Inhaltlich steht D. † 282 in Zusammenhang mit der Urkunde B. Bertolds von Naumburg von 1159 Oktober 27 (Or. im Staatsarchiv Dresden, DCM 14; Rosenfeld, UB d. Hochst. Naumburg 1,218 no 236), der einen Streit de duobus mansis, qui Misinensis ęcclesię canonicis a quodam Hugone strennuo viro in pago Dalminza in villa, quę Zwitich dicitur, cum aliis septem mansis in oblatione collati sunt et Zmulnensis ęcclesię [Schmölln sw. Altenburg] ęssę dicebantur, beilegte, indem er die strittigen Hufen, sicut a predicto Hugone Misinensi ęcclesię contraditi sunt, dem Meißener Domkapitel zusprach, nachdem dieses den Schmöllner Kanonikern 3 Mark Silber gezahlt und Markgraf Otto von Meißen, qui sepedictos mansos in beneficii iure a nobis possidere videbatur, seine Erlaubnis zur Besitzbestätigung gegeben hat (Misinensi ęcclesię illos confirmari permisit).
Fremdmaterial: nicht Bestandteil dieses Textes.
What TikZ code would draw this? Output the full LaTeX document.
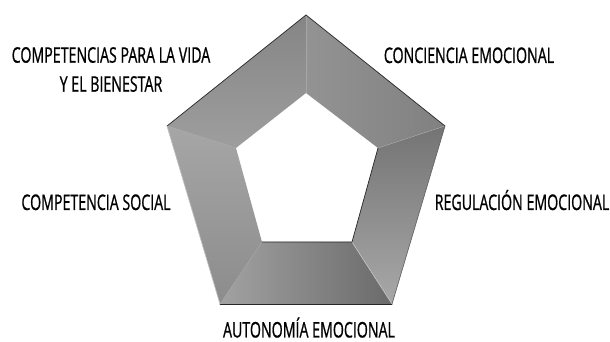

Der Reichsministeriale Hugo von Wartha ist urkundlich von 1168 bis 1188 bezeugt (vgl. Helbig, Der wettinische Ständestaat 321ff.). Dies und der paläographische Befund von D. † 282 widerlegen den zeitlichen Ansatz von Gersdorf und Posse, die annehmen, dass die Fälschung 1159 B. Bertold von Naumburg unterbreitet wurde, um den Streit zugunsten des Meißener Domkapitels zu entscheiden. Die Wendung nullo reclamante in unserem D. lässt vermuten, dass es auch noch nach der bischöflichen Entscheidung von 1159 Schwierigkeiten bei der Behauptung des Besitzes gegeben hat, so dass man es in Meißen für geraten hielt, gegen Ende des 12. Jh. als zusätzlichen Beleg das D. † 282 zu fingieren; für diesen späten Ansatz spricht auch das Ego, das der aus D.37 übernommenen Intitulatio vorgeschaltet ist, und die Tatsache, dass das Original von D.37 zum Zeitpunkt seiner Benützung für das Falsum schon Moderschäden im Bereich des Monogramms (s. Anm. l) aufwies. – Zuitecha haben zuletzt Eichler-Walther, Die Ortsnamen im Gau Daleminze 1,390 zu bestimmen versucht, ohne zu einem sicheren Ergebnis zu kommen.

(+) In nomine sancte et individue trinitatis. Ego Heinricus divina favente clementia quintus Romanorum rex. Notum sit omnibus tam presentis quam etiam futuri evi fidelibus, quod fidelis regni ministerialis Hugo videlicet de Warda villam integram sui iuris nomine Zuitecha novem mansos continentem nullo reclamante ecclesie Misnensi beati Iohannis apostoli et evangelistę necnon et beati Donati martyris ad usus fratrum ibidem deo famulantium fideli devotione obtulit, quatenus hoc tam felici commertio suam parentumque suorum animas celestis regni heredes efficeret. Devotionem itaque illius attendens simulque sue ac venerabilis Hereuuici prefate ecclesię episcopi piis postulationibus acquiescens hanc deinceps ab omni seculari exactione liberam fore decrevimus assensumque nostrum huic traditioni non negantes privilegium hoc sigilli nostri impressione munitum proprie manus subscriptione roboravimus ac testium idoneorum subnotatione confirmari precepimus. Signum domni Heinrici quinti Romanorum regis invictissimi. Signum Frederici Coloniensis archiepiscopi. Signum Brunonis Treuerensis. Signum Adalgot Magdeburgensis; episcoporum: Albuini Merseburgensis, Ottonis Bauenbergensis, Burchardi Monasteriensis; laicorum: Lutheri ducis, Ottonis comitis, Rodulfi comitis, Wiberti comitis.

Actum anno dominice incarnationis millesimo CoVIIIo, indictione Ia, et datum in ecclesia Goslariensi per manum Alberti cancellarii Vo kal. ianuarii; feliciter.